| May. 16, 2007 | 5:51 pm |
NU students rally around jazz studies major
By
Punk may be dead, but students in the School of Music rallied at the Arch today to show that jazz is not.
On May 15, music performance professor Charles Geyer told students that a committee of several classical performance faculty members agreed to end the jazz major and stop the search for a new jazz studies director. The program, started in 1998, had been without a director since the winter of 2005.
The committee announced at a faculty meeting that current majors will be the last to graduate from NU with a jazz studies degree.
Daniel Friedman, a junior in the School of Music, said there were no jazz faculty members present at the meeting because there are no tenured professors in the jazz studies department.

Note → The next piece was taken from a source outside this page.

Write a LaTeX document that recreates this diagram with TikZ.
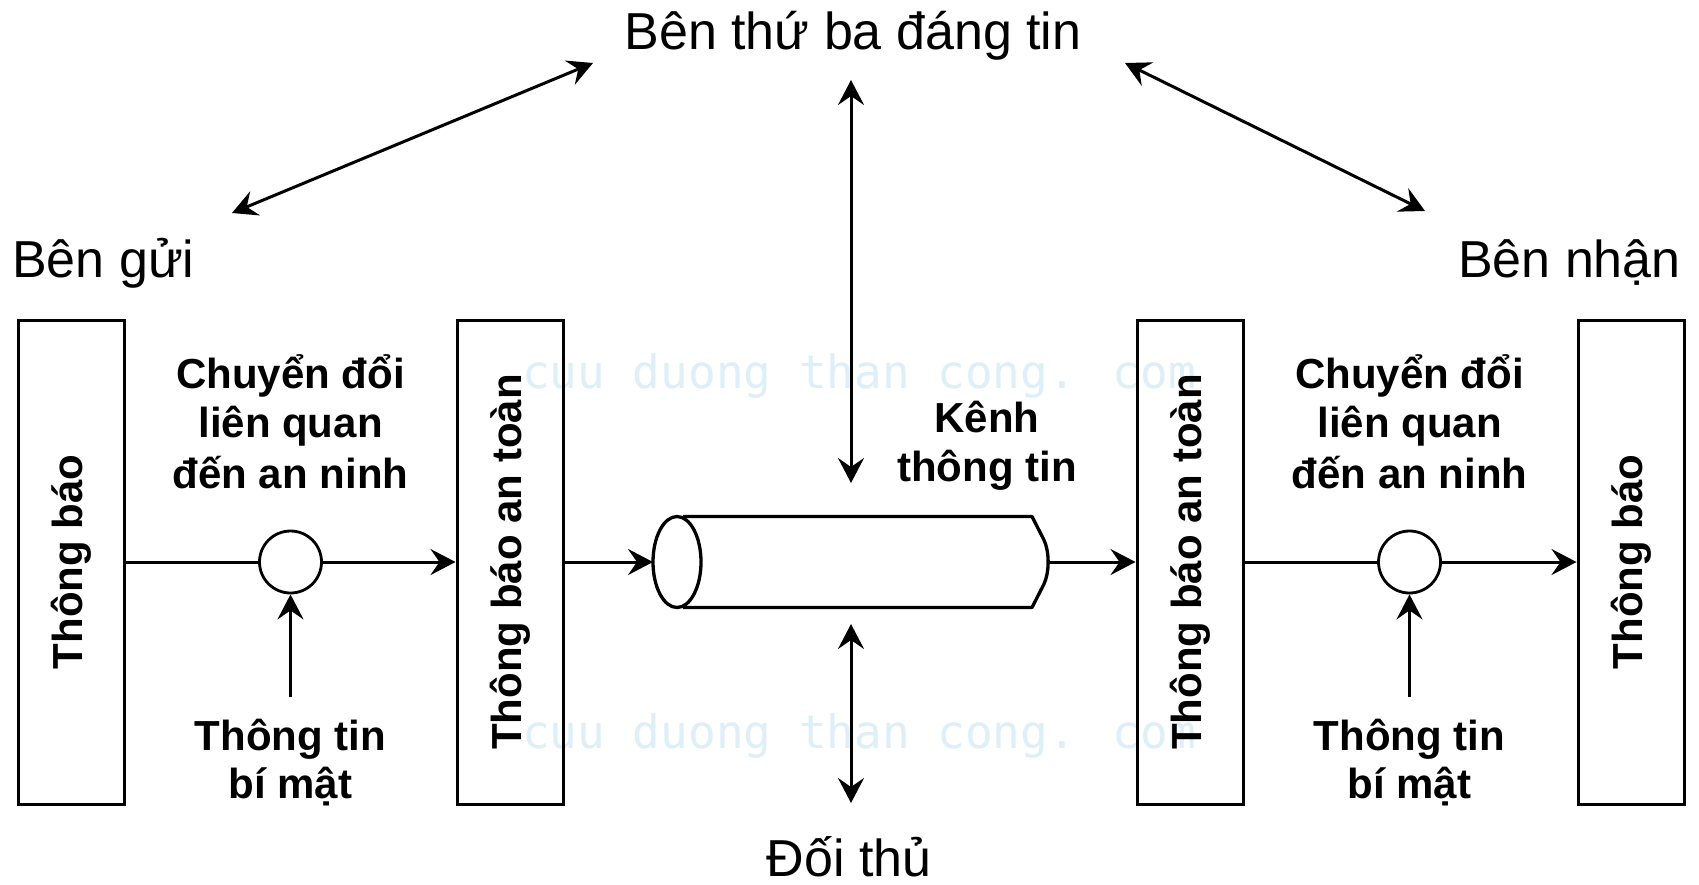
\documentclass[tikz,border=0pt]{standalone}
\usepackage{fontspec}
\setmainfont{Liberation Sans}
\newfontfamily\wmfont{DejaVu Sans Mono}
\usetikzlibrary{arrows.meta}
\definecolor{wmblue}{RGB}{222,239,248}
\begin{document}
\begin{tikzpicture}[x=1pt,y=-1pt,
  stepbox/.style={draw, line width=3pt, minimum width=106pt, minimum height=484pt, inner sep=0pt},
  lbl/.style={font=\fontsize{42}{50}\selectfont\bfseries, inner sep=0pt},
  big/.style={font=\fontsize{52}{60}\selectfont, inner sep=0pt},
  wm/.style={font=\wmfont\fontsize{46}{50}\selectfont, text=wmblue, inner sep=0pt},
  ln/.style={line width=3pt},
  tip/.tip={Stealth[length=25pt,width=26pt,inset=9pt]},
  conn/.style={ln, -tip},
  dbl/.style={ln, tip-tip},
  ring/.style={circle, draw, line width=2.8pt, minimum size=62pt, inner sep=0pt}
]
\useasboundingbox (0,0) rectangle (1699,884);
\fill[white] (0,0) rectangle (1699,884);

% watermark
\node[wm, anchor=base west] (wm1) at (522,388) {cuu duong than cong. com};
\node[wm, anchor=base west] (wm2) at (522,748) {cuu duong than cong. com};

% top labels
\node[big, anchor=base] (ttp) at (853,49) {Bên thứ ba đáng tin};
\node[big, anchor=base west] (gui) at (12,277) {Bên gửi};
\node[big, anchor=base east] (nhan) at (1681,277) {Bên nhận};
\node[big, anchor=base] (dt) at (849,876) {Đối thủ};

% boxes
\node[stepbox] (m1) at (71.5,562) {};
\node[lbl, rotate=90] (m1t) at (m1.center) {Thông báo};
\node[stepbox] (s1) at (510,562) {};
\node[lbl, rotate=90] (s1t) at (s1.center) {Thông báo an toàn};
\node[stepbox] (s2) at (1190,562) {};
\node[lbl, rotate=90] (s2t) at (s2.center) {Thông báo an toàn};
\node[stepbox] (m2) at (1631,562) {};
\node[lbl, rotate=90] (m2t) at (m2.center) {Thông báo};

% circles
\node[ring] (c1) at (290.5,562) {};
\node[ring] (c2) at (1409.5,562) {};

% left labels
\node[lbl, anchor=base] (a1) at (290.5,388) {Chuyển đổi};
\node[lbl, anchor=base] (a2) at (290.5,437) {liên quan};
\node[lbl, anchor=base] (a3) at (290.5,488) {đến an ninh};
\node[lbl, anchor=base] (k1a) at (290.5,750) {Thông tin};
\node[lbl, anchor=base] (k1b) at (290.5,798) {bí mật};
% right labels
\node[lbl, anchor=base] (b1) at (1409.5,388) {Chuyển đổi};
\node[lbl, anchor=base] (b2) at (1409.5,437) {liên quan};
\node[lbl, anchor=base] (b3) at (1409.5,488) {đến an ninh};
\node[lbl, anchor=base] (k2a) at (1409.5,750) {Thông tin};
\node[lbl, anchor=base] (k2b) at (1409.5,798) {bí mật};
% channel label
\node[lbl, anchor=base] (ch1) at (987,432) {Kênh};
\node[lbl, anchor=base] (ch2) at (987,481) {thông tin};

% cylinder
\coordinate (cylL) at (653,562);
\coordinate (cylR) at (1049,562);
\draw[line width=3.3pt, line join=round] (683,516.5) -- (1032,516.5) -- (1044,540)
  .. controls (1049.5,552) and (1049.5,572) .. (1044,584) -- (1032,607.5) -- (683,607.5);
\draw[line width=3.3pt, fill=white] (677,562) ellipse [x radius=24, y radius=45.5];

% connectors
\draw[ln] (m1.east) -- (c1.west);
\draw[conn] (c1.east) -- (s1.west);
\draw[conn] (s1.east) -- (cylL);
\draw[conn] (cylR) -- (s2.west);
\draw[ln] (s2.east) -- (c2.west);
\draw[conn] (c2.east) -- (m2.west);

\coordinate (u1) at (290.5,697);
\coordinate (u2) at (1409.5,697);
\draw[conn] (u1) -- (c1.south);
\draw[conn] (u2) -- (c2.south);

\coordinate (v1) at (851,80);
\coordinate (v2) at (851,483);
\coordinate (v3) at (851,624);
\coordinate (v4) at (851,803);
\draw[dbl] (v1) -- (v2);
\draw[dbl] (v3) -- (v4);

\coordinate (d1) at (232,213);
\coordinate (d2) at (593,63);
\coordinate (d3) at (1125,63);
\coordinate (d4) at (1425,211);
\draw[dbl] (d1) -- (d2);
\draw[dbl] (d3) -- (d4);
\end{tikzpicture}
\end{document}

He also said the search for a new director should have been successful.
“There were several candidates for the position of jazz studies director, and none of them worked out,” Friedman said. “But if the dean really wanted she could find somebody.”
The music students at the Arch passed out flyers and asked hundreds of passing students to sign a petition, which will be given to ASG at the end of the week. Two saxophonists and a bassist* gave a jazz demonstration, showing students what they’d be missing if the major were cut.
As of 6 p.m. today, over 700 people had joined the Friends of NU Jazz Facebook group. The group’s Web site has also published several letters of support from musicians and writers.
“It’s like choking someone and then accusing them of suffocating,” said Matt Martin, a School of Music senior who was supporting the program today at the arch.
Martin explained that to get into NU’s jazz program, a student also has to be admitted into the classical music program.
“They’re two entirely different art forms and you have to play both at the highest level possible,” Martin said. “Who has that kind of time in high school? The only legitimate way to get in here is to be a great classical musician, but we call this the School of Music, not the ‘School of Western Classical Music.’”
Jazz music originated in the early 20th century in Louisiana, and in the early 1910s a unique style of jazz known as Chicago Style Jazz was born.
“We live in Chicago, a city with a rich jazz tradition,” Friedman said. “I’ve grown so much as a musician here because of access to the artists who live in Chicago and visit NU.”
“Aside from hip-hop, jazz is the only true from of American music,” Friedman said. “Every other music school has recognized jazz as a vital art form. It is an utter shame for Northwestern to take such a step backwards, and it shouldn’t happen.”
Related:
Students protest end of NU jazz major (Chicago Tribune)
Friends of NU Jazz facebook group
Friends of NU Jazz’s website
This sentence originally identified a musician as a cellist, instead of a bassist.






megan said,
May 16, 2007 @ 8:28 pm
Great post, but it’s a bassist, not a cellist.
Genevieve Knapp said,
May 16, 2007 @ 9:07 pm
Thanks! Shows how much I know. Glad to learn something.